** Start of Provided data **

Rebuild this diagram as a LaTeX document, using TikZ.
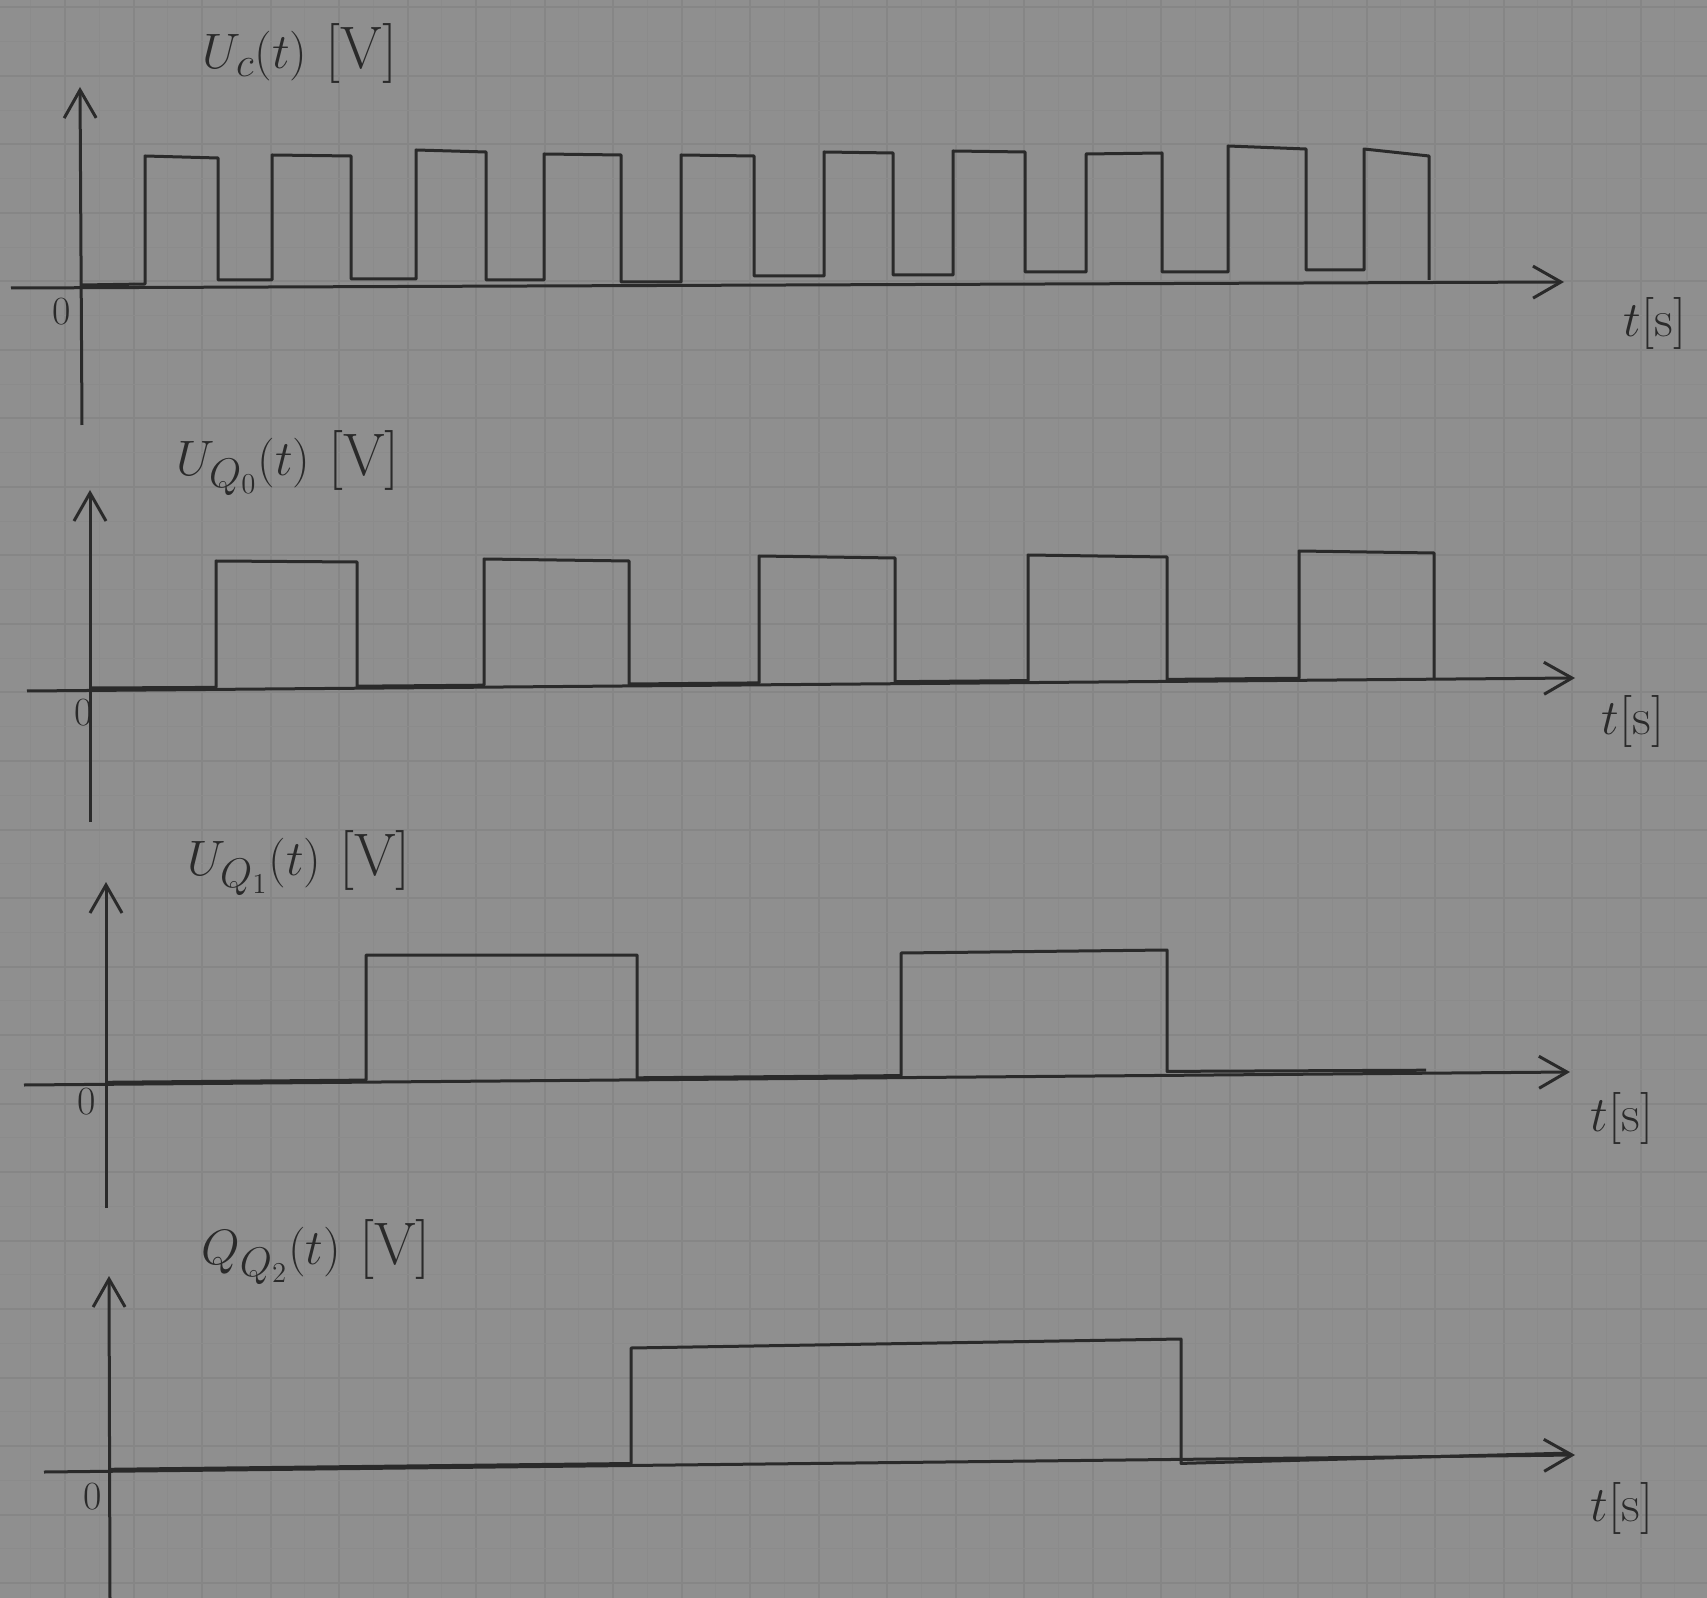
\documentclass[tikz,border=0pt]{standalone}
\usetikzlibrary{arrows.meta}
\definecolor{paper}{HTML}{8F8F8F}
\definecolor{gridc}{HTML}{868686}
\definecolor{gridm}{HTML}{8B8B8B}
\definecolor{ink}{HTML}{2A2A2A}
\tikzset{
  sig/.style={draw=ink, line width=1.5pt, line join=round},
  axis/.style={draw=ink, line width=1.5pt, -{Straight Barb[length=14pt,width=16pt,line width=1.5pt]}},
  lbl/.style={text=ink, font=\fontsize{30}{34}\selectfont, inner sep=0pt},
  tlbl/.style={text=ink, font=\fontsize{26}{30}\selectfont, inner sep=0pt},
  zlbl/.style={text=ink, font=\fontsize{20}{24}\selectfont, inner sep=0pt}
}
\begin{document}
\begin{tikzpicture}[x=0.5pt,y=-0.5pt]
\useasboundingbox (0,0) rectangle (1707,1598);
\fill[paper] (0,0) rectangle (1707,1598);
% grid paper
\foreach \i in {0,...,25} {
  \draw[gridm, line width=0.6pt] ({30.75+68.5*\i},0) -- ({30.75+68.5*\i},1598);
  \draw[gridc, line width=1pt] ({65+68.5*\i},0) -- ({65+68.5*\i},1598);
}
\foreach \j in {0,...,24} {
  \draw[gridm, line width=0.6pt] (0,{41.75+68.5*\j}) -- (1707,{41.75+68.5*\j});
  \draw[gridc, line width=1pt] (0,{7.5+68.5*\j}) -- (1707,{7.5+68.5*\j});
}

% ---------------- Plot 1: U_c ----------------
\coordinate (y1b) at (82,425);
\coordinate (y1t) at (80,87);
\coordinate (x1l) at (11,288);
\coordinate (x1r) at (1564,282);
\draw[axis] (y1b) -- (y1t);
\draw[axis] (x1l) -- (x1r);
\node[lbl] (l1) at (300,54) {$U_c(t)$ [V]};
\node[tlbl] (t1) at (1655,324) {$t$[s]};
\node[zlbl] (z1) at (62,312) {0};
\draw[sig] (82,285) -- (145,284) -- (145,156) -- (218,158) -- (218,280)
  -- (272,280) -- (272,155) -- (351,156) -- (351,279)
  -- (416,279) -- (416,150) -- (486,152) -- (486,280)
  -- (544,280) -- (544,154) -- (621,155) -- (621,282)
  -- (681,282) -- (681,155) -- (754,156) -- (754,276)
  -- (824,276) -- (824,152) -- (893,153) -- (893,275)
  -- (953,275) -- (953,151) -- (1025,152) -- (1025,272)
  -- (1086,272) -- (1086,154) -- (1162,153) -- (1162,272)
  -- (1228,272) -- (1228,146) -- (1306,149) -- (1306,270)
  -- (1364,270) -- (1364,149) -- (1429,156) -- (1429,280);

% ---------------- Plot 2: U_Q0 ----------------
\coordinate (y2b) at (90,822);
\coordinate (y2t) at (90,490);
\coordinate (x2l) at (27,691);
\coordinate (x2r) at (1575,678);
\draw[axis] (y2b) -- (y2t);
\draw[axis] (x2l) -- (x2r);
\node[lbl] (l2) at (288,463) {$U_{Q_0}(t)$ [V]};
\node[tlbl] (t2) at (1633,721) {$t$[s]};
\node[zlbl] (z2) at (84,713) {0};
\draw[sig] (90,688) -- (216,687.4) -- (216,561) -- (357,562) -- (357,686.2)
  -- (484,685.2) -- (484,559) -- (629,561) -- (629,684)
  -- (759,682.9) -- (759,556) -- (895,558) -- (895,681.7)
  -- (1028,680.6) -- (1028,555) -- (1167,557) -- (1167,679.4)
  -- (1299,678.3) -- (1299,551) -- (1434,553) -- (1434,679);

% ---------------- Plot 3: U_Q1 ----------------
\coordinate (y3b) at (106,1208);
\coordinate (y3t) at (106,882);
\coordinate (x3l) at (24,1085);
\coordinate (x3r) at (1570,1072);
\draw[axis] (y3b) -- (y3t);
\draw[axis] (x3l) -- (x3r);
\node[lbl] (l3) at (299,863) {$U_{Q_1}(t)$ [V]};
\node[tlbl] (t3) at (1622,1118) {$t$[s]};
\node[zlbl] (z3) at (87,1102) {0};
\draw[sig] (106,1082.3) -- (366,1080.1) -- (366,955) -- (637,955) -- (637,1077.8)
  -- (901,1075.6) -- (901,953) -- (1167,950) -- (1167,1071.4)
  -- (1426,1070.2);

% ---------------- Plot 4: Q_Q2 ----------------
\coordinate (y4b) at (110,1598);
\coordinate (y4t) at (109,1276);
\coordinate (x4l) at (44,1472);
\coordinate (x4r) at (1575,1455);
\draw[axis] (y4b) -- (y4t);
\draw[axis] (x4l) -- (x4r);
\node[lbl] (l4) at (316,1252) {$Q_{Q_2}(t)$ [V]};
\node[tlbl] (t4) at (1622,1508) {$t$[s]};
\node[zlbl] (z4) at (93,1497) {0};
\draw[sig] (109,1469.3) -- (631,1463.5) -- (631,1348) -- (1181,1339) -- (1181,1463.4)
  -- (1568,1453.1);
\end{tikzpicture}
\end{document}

** End of Provided data **

=== Exercise ===
Reproduce each line exactly as it appears, omitting the pictures.

=== Result below ===
Rebuild this diagram as a LaTeX document, using TikZ.
\documentclass[tikz,border=0pt]{standalone}
\usetikzlibrary{arrows.meta}
\definecolor{paper}{HTML}{8F8F8F}
\definecolor{gridc}{HTML}{868686}
\definecolor{gridm}{HTML}{8B8B8B}
\definecolor{ink}{HTML}{2A2A2A}
\tikzset{
  sig/.style={draw=ink, line width=1.5pt, line join=round},
  axis/.style={draw=ink, line width=1.5pt, -{Straight Barb[length=14pt,width=16pt,line width=1.5pt]}},
  lbl/.style={text=ink, font=\fontsize{30}{34}\selectfont, inner sep=0pt},
  tlbl/.style={text=ink, font=\fontsize{26}{30}\selectfont, inner sep=0pt},
  zlbl/.style={text=ink, font=\fontsize{20}{24}\selectfont, inner sep=0pt}
}
\begin{document}
\begin{tikzpicture}[x=0.5pt,y=-0.5pt]
\useasboundingbox (0,0) rectangle (1707,1598);
\fill[paper] (0,0) rectangle (1707,1598);
% grid paper
\foreach \i in {0,...,25} {
  \draw[gridm, line width=0.6pt] ({30.75+68.5*\i},0) -- ({30.75+68.5*\i},1598);
  \draw[gridc, line width=1pt] ({65+68.5*\i},0) -- ({65+68.5*\i},1598);
}
\foreach \j in {0,...,24} {
  \draw[gridm, line width=0.6pt] (0,{41.75+68.5*\j}) -- (1707,{41.75+68.5*\j});
  \draw[gridc, line width=1pt] (0,{7.5+68.5*\j}) -- (1707,{7.5+68.5*\j});
}

% ---------------- Plot 1: U_c ----------------
\coordinate (y1b) at (82,425);
\coordinate (y1t) at (80,87);
\coordinate (x1l) at (11,288);
\coordinate (x1r) at (1564,282);
\draw[axis] (y1b) -- (y1t);
\draw[axis] (x1l) -- (x1r);
\node[lbl] (l1) at (300,54) {$U_c(t)$ [V]};
\node[tlbl] (t1) at (1655,324) {$t$[s]};
\node[zlbl] (z1) at (62,312) {0};
\draw[sig] (82,285) -- (145,284) -- (145,156) -- (218,158) -- (218,280)
  -- (272,280) -- (272,155) -- (351,156) -- (351,279)
  -- (416,279) -- (416,150) -- (486,152) -- (486,280)
  -- (544,280) -- (544,154) -- (621,155) -- (621,282)
  -- (681,282) -- (681,155) -- (754,156) -- (754,276)
  -- (824,276) -- (824,152) -- (893,153) -- (893,275)
  -- (953,275) -- (953,151) -- (1025,152) -- (1025,272)
  -- (1086,272) -- (1086,154) -- (1162,153) -- (1162,272)
  -- (1228,272) -- (1228,146) -- (1306,149) -- (1306,270)
  -- (1364,270) -- (1364,149) -- (1429,156) -- (1429,280);

% ---------------- Plot 2: U_Q0 ----------------
\coordinate (y2b) at (90,822);
\coordinate (y2t) at (90,490);
\coordinate (x2l) at (27,691);
\coordinate (x2r) at (1575,678);
\draw[axis] (y2b) -- (y2t);
\draw[axis] (x2l) -- (x2r);
\node[lbl] (l2) at (288,463) {$U_{Q_0}(t)$ [V]};
\node[tlbl] (t2) at (1633,721) {$t$[s]};
\node[zlbl] (z2) at (84,713) {0};
\draw[sig] (90,688) -- (216,687.4) -- (216,561) -- (357,562) -- (357,686.2)
  -- (484,685.2) -- (484,559) -- (629,561) -- (629,684)
  -- (759,682.9) -- (759,556) -- (895,558) -- (895,681.7)
  -- (1028,680.6) -- (1028,555) -- (1167,557) -- (1167,679.4)
  -- (1299,678.3) -- (1299,551) -- (1434,553) -- (1434,679);

% ---------------- Plot 3: U_Q1 ----------------
\coordinate (y3b) at (106,1208);
\coordinate (y3t) at (106,882);
\coordinate (x3l) at (24,1085);
\coordinate (x3r) at (1570,1072);
\draw[axis] (y3b) -- (y3t);
\draw[axis] (x3l) -- (x3r);
\node[lbl] (l3) at (299,863) {$U_{Q_1}(t)$ [V]};
\node[tlbl] (t3) at (1622,1118) {$t$[s]};
\node[zlbl] (z3) at (87,1102) {0};
\draw[sig] (106,1082.3) -- (366,1080.1) -- (366,955) -- (637,955) -- (637,1077.8)
  -- (901,1075.6) -- (901,953) -- (1167,950) -- (1167,1071.4)
  -- (1426,1070.2);

% ---------------- Plot 4: Q_Q2 ----------------
\coordinate (y4b) at (110,1598);
\coordinate (y4t) at (109,1276);
\coordinate (x4l) at (44,1472);
\coordinate (x4r) at (1575,1455);
\draw[axis] (y4b) -- (y4t);
\draw[axis] (x4l) -- (x4r);
\node[lbl] (l4) at (316,1252) {$Q_{Q_2}(t)$ [V]};
\node[tlbl] (t4) at (1622,1508) {$t$[s]};
\node[zlbl] (z4) at (93,1497) {0};
\draw[sig] (109,1469.3) -- (631,1463.5) -- (631,1348) -- (1181,1339) -- (1181,1463.4)
  -- (1568,1453.1);
\end{tikzpicture}
\end{document}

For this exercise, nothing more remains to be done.